Samenvatting
procesmanagement
• Voor procesmanagement behoren de volgende paragrafen uit het boek niet tot de
tentamenstof (sub paragrafen zijn schuingedrukt): 1.3, 1.4, 1.6, 2.3.2, 3.1, 5.1.2, 5.2.4, 5.3,
5.4, 6.2, 6.5, 7.1.2, 7.1.3, 7.3.5, 7.3.6, 7.3.7 en 7.4. Daarnaast uit 2.2. niet de SIPOC + SqEME
methode en uit 6.4 niet de Analysis of Variance + de Corrective Action Matrix methode
• Voor Verandermanagement behoren de volgende paragrafen niet tot de
tentamenstof (sub paragrafen zijn schuingedrukt): 2.1.5, 2.1.6, 3.2, 3.3, 4.6, 6.3, 6.4, en 6.5.
Daarnaast zijn blz. 142 t/m 145 en tabel 5.1. + 5.2 geen tentamenstof.

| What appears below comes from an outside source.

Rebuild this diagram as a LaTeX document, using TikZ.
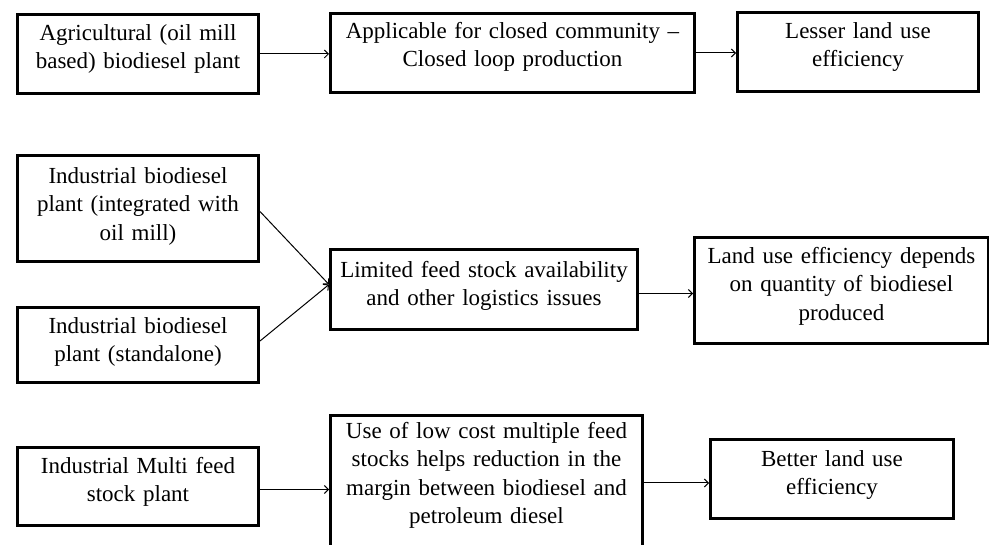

Hoofdstuk 1 procesmanagement
§1.1 procesmanagement in de praktijk
Wat is een proces?
Een proces is een verzameling van activiteiten die gezamenlijk input omzetten in output om
een bepaald doel te realiseren.
Er zijn 3 manieren om processen in te delen:
1. Primaire, secundaire en besturingsprocessen
2. Hoofdprocessen, werkprocessen en werkinstructies
3. Productieprocessen, informatieprocessen en dienstverleningsprocessen
Leerdoel 1.1 de student kent de 3 verschillende procesindelingen
Primaire, secundaire en besturingsprocessen
Primair: kernactiviteiten van instellingen en bedrijven zijn primaire processen. Ze zijn
verbonden met het hoofddoel van de organisatie. De behoefte van de klant is de input.
Secundair: de ondersteunende processen zijn secundair.

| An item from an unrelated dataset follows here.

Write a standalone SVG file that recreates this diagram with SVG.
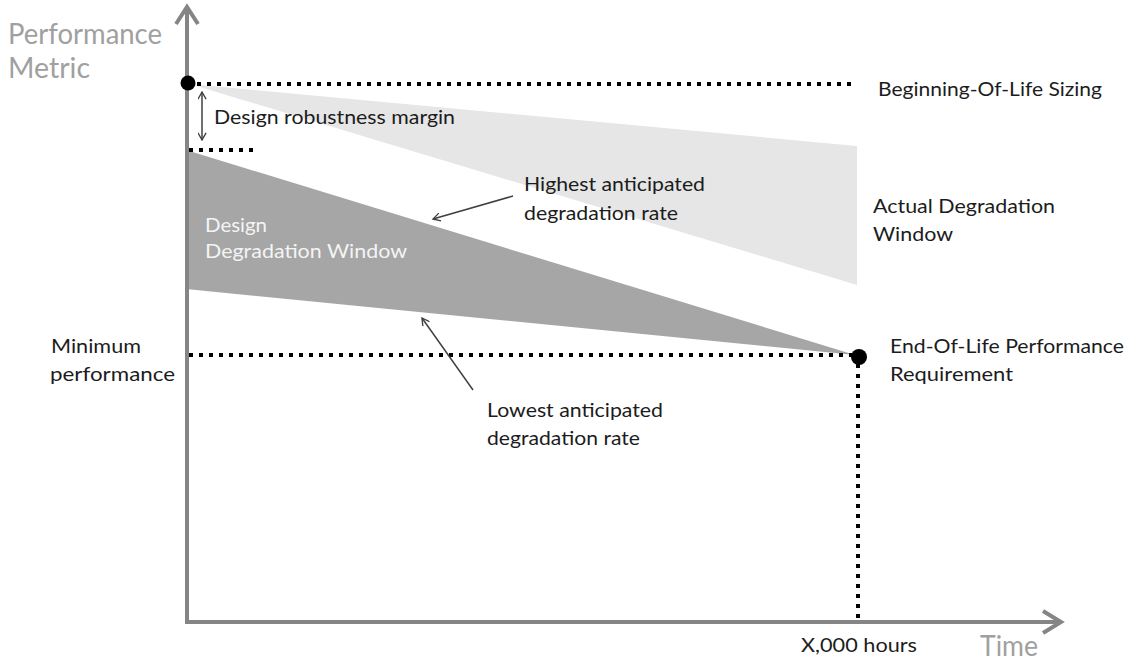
<svg xmlns="http://www.w3.org/2000/svg" width="1129" height="662" viewBox="0 0 1129 662">
<style>
.t{font-family:Lato,"Open Sans","Liberation Sans",sans-serif;font-size:20px;fill:#1c1c1c}
.w{font-family:Lato,"Open Sans","Liberation Sans",sans-serif;font-size:20px;fill:#f4f4f4}
.ax{font-family:Lato,"Open Sans","Liberation Sans",sans-serif;font-size:28px;fill:#a0a0a0}
.dl{stroke:#000;stroke-width:4;stroke-dasharray:4 6;fill:none}
.axis{stroke:#858585;stroke-width:4;fill:none;stroke-linejoin:miter}
.ann{stroke:#404040;stroke-width:1.5;fill:none}
</style>
<defs>
<marker id="oa" viewBox="0 0 10 10" refX="9" refY="5" markerWidth="9" markerHeight="9" markerUnits="userSpaceOnUse" orient="auto-start-reverse">
<path d="M1,0.5 L9,5 L1,9.5" fill="none" stroke="#404040" stroke-width="1.5"/>
</marker>
</defs>

<g id="actual-window">
<polygon points="190,84 857,146 857,285" fill="#e6e6e6"/>
</g>
<g id="design-window">
<polygon points="186,150 855,355 186,289" fill="#a6a6a6"/>
<text class="w" x="205" y="232" textLength="62" lengthAdjust="spacingAndGlyphs">Design</text>
<text class="w" x="205" y="258" textLength="202" lengthAdjust="spacingAndGlyphs">Degradation Window</text>
</g>

<g id="axes">
<polyline class="axis" points="187,8 187,622 1060,622"/>
<polyline class="axis" points="176,24 187,7 198,24"/>
<polyline class="axis" points="1043,611 1061,622 1043,633"/>
<text class="ax" x="8" y="44" textLength="154" lengthAdjust="spacingAndGlyphs">Performance</text>
<text class="ax" x="8" y="78" textLength="82" lengthAdjust="spacingAndGlyphs">Metric</text>
<text class="ax" x="980" y="656" textLength="58" lengthAdjust="spacingAndGlyphs">Time</text>
</g>

<g id="connectors">
<line class="dl" x1="197" y1="84" x2="852" y2="84"/>
<line class="dl" x1="189" y1="150" x2="254" y2="150"/>
<line class="dl" x1="189" y1="355" x2="852" y2="355"/>
<line class="dl" x1="858" y1="364" x2="858" y2="622"/>
<line class="ann" x1="202" y1="92" x2="202" y2="140" marker-start="url(#oa)" marker-end="url(#oa)"/>
<line class="ann" x1="513" y1="196" x2="433" y2="219" marker-end="url(#oa)"/>
<line class="ann" x1="473" y1="390" x2="422" y2="318" marker-end="url(#oa)"/>
</g>

<g id="bol">
<circle cx="188" cy="83" r="7.5" fill="#000"/>
<text class="t" x="878" y="96" textLength="224" lengthAdjust="spacingAndGlyphs">Beginning-Of-Life Sizing</text>
</g>
<g id="margin">
<text class="t" x="214" y="124" textLength="241" lengthAdjust="spacingAndGlyphs">Design robustness margin</text>
</g>
<g id="highest">
<text class="t" x="524" y="191" textLength="181" lengthAdjust="spacingAndGlyphs">Highest anticipated</text>
<text class="t" x="524" y="220" textLength="154" lengthAdjust="spacingAndGlyphs">degradation rate</text>
</g>
<g id="actual-label">
<text class="t" x="873" y="213" textLength="182" lengthAdjust="spacingAndGlyphs">Actual Degradation</text>
<text class="t" x="873" y="241" textLength="80" lengthAdjust="spacingAndGlyphs">Window</text>
</g>
<g id="minimum">
<text class="t" x="51" y="353" textLength="90" lengthAdjust="spacingAndGlyphs">Minimum</text>
<text class="t" x="50" y="381" textLength="125" lengthAdjust="spacingAndGlyphs">performance</text>
</g>
<g id="eol">
<circle cx="859" cy="357" r="8" fill="#000"/>
<text class="t" x="890" y="353" textLength="234" lengthAdjust="spacingAndGlyphs">End-Of-Life Performance</text>
<text class="t" x="890" y="381" textLength="123" lengthAdjust="spacingAndGlyphs">Requirement</text>
</g>
<g id="lowest">
<text class="t" x="487" y="417" textLength="176" lengthAdjust="spacingAndGlyphs">Lowest anticipated</text>
<text class="t" x="487" y="445" textLength="153" lengthAdjust="spacingAndGlyphs">degradation rate</text>
</g>
<g id="hours">
<text class="t" x="801" y="652" textLength="116" lengthAdjust="spacingAndGlyphs">X,000 hours</text>
</g>
</svg>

Besturingsproces: dit is het proces waarmee de primaire en secundaire processen worden
bijgestuurd.
Hoofdprocessen, werkprocessen en werkinstructies
Hoofdproces: verschillende processen die gezamenlijk het primaire proces vormen, maar
onderling sterk van elkaar verschillen. Het is een proces dat op het hoogst mogelijke
abstractieniveau is beschreven.
Werkproces: een gedeelte uit het hoofdproces, het in detail bekijken van een onderdeel van
het hoofdproces.
Werkinstructies: nog verder in detail bekijken van een werkproces, elke activiteit is zeer
gedetailleerd beschreven. Dit is een werkinstructie als het door 1 functionaris wordt
uitgevoerd.
Productieprocessen, informatieprocessen en dienstverleningsprocessen
Productieproces: materiaal wordt omgezet naar product.
Informatieproces: er stroomt informatie door een proces, bijvoorbeeld een document of een
digitaal proces.
Dienstverleningsproces: hierbij neemt de klant zelf deel aan het proces, zoals bij een hotel.
,Procesmanagement
Procesmanagement is een systematische en beheerste beïnvloeding van processen om
ervoor te zorgen dat de organisatiedoelen worden gerealiseerd.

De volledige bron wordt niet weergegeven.